Vae Victis

December's Fire

Arachnophobia Records – 2017
par Simon, le 3 mai 2017
8

Parmi les trucs cool que nous a amené internet (on pense en particulier aux vidéos YouTube de dix heures ainsi qu'aux clips où des corgis font les cons) on épinglera tout particulièrement la possibilité de s’envoyer de la musique partout et tout le temps. Si on est au courant que l’époque dans laquelle on vit appelle à une conscience redoublée dans nos comportements (car après tout, le modèle reste précaire pour pas mal d’acteurs du milieu), quel plaisir de pouvoir tout connaître, du mainstream le plus éhonté à la pépite indé sortie de nulle part. Le seul défaut de tout ceci, c’est qu’à part de grandes exceptions, rares sont les produits qui sortent véritablement des cases parfois microscopiques dans lesquelles on peut enfermer la musique au gré des tendances et autres sous-sous-sous genres. C’est particulièrement flagrant au moment d’entendre ce Vae Victis, chef d’œuvre de musique extrême datant de 1996. Musique extrême ? Certainement, et même si celle-ci n’est composée que de synthétiseurs gothiques et de quelques guitares à peine metal.

C’est d’ailleurs le coup de force de Piotr Weltrowski, premier claviériste de l’immense Behemoth, à savoir imposer une œuvre immersive à souhait uniquement à base d’ambiances symphoniques aux lourds accents funéraires, pour la plupart pianotées. Quatre titres brumeux, souvent à la limite du kitsch, qui évoquent les cimetières les jours de pleine lune et les rituels sataniques dans de sombres greniers. Enfin, on doit à la vérité de dire que la présence absolument totale, et le mot est loin d’être usurpé, de Nerghal au chant en est également pour quelque chose, si bien qu’on entend déjà à l’époque que le Polonais était en bonne voie pour devenir un des plus grands frontman de sa génération (à la tête de Behemoth, pour ceux qui ne suivent plus).
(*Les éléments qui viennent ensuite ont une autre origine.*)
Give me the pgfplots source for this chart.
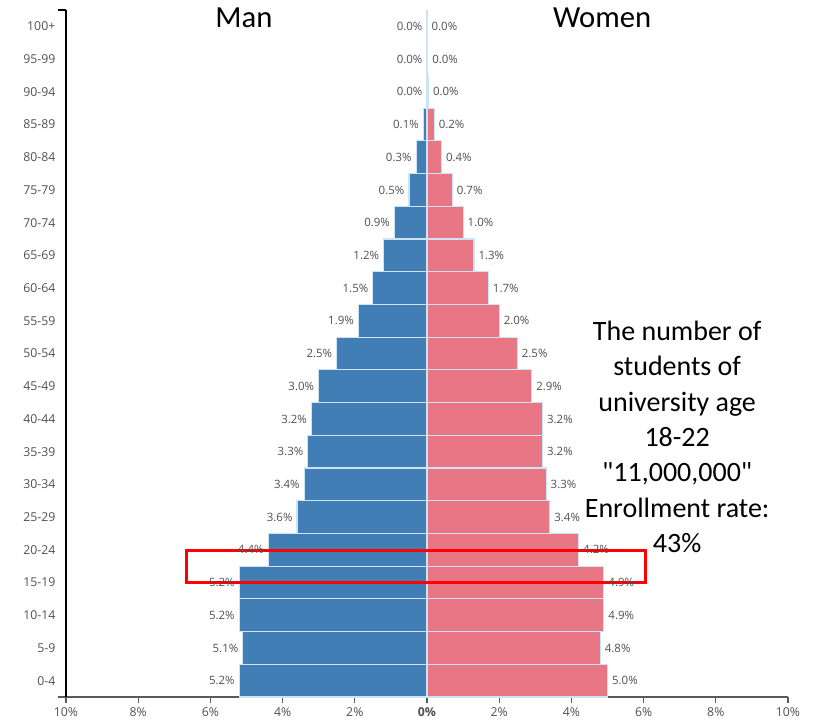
\documentclass[border=0pt]{standalone}
\usepackage{pgfplots}
\pgfplotsset{compat=1.18}
\usepackage{pgfplotstable}
\usepackage{fontspec}
\setmainfont{Open Sans}
\newfontfamily\calibri{Carlito}
\definecolor{maleblue}{RGB}{65,126,181}
\definecolor{femalepink}{RGB}{233,118,132}
\definecolor{sepblue}{RGB}{205,228,245}
\definecolor{labgray}{RGB}{80,80,80}
\definecolor{axgray}{RGB}{90,90,90}

\pgfplotstableread{
idx male female
0 5.2 5.0
1 5.1 4.8
2 5.2 4.9
3 5.2 4.9
4 4.4 4.2
5 3.6 3.4
6 3.4 3.3
7 3.3 3.2
8 3.2 3.2
9 3.0 2.9
10 2.5 2.5
11 1.9 2.0
12 1.5 1.7
13 1.2 1.3
14 0.9 1.0
15 0.5 0.7
16 0.3 0.4
17 0.1 0.2
18 0.0 0.04
19 0.0 0.02
20 0.0 0.0
}\pyramid

\begin{document}
\begin{tikzpicture}
\path (0,0) rectangle (621pt,544.5pt);
\begin{axis}[
  at={(49.5pt,21.75pt)}, anchor=south west,
  scale only axis, width=541.5pt, height=515.25pt,
  xmin=-10, xmax=10, ymin=-0.5, ymax=20.5,
  clip=false,
  axis lines=left,
  x axis line style={-, draw=axgray, line width=1.5pt, shorten <=-6pt},
  y axis line style={-, draw=black, line width=0.9pt},
  xbar, bar shift=0pt, bar width=1,
  xtick={-10,-8,...,10},
  xticklabels={10\%,8\%,6\%,4\%,2\%,\textbf{0\%},2\%,4\%,6\%,8\%,10\%},
  ytick={0,...,20},
  yticklabels={0-4,5-9,10-14,15-19,20-24,25-29,30-34,35-39,40-44,45-49,50-54,55-59,60-64,65-69,70-74,75-79,80-84,85-89,90-94,95-99,100+},
  tick align=outside,
  major tick length=4.5pt,
  xtick style={draw=axgray, line width=0.9pt},
  ytick style={draw=none},
  tick label style={font=\fontsize{9.2}{11}\selectfont, text=labgray},
  /pgf/number format/assume math mode=true,
  nodes near coords={\pgfmathprintnumber[fixed,fixed zerofill,precision=1]{\pgfplotspointmeta}\%},
  nodes near coords style={font=\fontsize{8.6}{10}\selectfont, text=labgray},
]
\addplot[fill=maleblue, draw=sepblue, line width=0.9pt,
  nodes near coords style={anchor=east, inner sep=3pt}]
  table[x expr=-\thisrow{male}, y=idx, point meta=\thisrow{male}] {\pyramid};
\addplot[fill=femalepink, draw=sepblue, line width=0.9pt,
  nodes near coords style={anchor=west, inner sep=3pt}]
  table[x=female, y=idx, point meta=\thisrow{female}] {\pyramid};
\draw[black, line width=0.9pt] (axis cs:-10,20.5) -- ++(-6pt,0pt);
\draw[red, line width=2.25pt] (axis cs:-6.65,2.99) rectangle (axis cs:6.04,3.97);
\node[font=\calibri\fontsize{23}{27}\selectfont] at (axis cs:-5.07,20.26) {Man};
\node[font=\calibri\fontsize{23}{27}\selectfont] at (axis cs:4.85,20.26) {Women};
\node[align=center, font=\calibri\fontsize{21}{26.5}\selectfont] at (axis cs:6.93,7.45)
  {The number of\\students of\\university age\\18-22\\"11,000,000"\\Enrollment rate:\\43\%};
\end{axis}
\end{tikzpicture}
\end{document}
Persiflant, parlant, hurlant son polonais en faisant corps avec ces incessantes gammes de claviers, ces tristes solos de guitare basse et ces incursions de guitare électrique tout en retrait, Nerghal illumine tout de son charisme fou, de son magnétisme et de sa présence totalitaire. Si bien que le tout s’impose comme une œuvre absolument inédite et immanquable, et ce encore plus de vingt ans après. Une gemme ressortie de nulle part, qui agira comme un bain de jouvence pour tous ceux qui se sont dit ou qui se disent encore fondus de musiques extrêmes. Le plus black metal des albums sans batterie.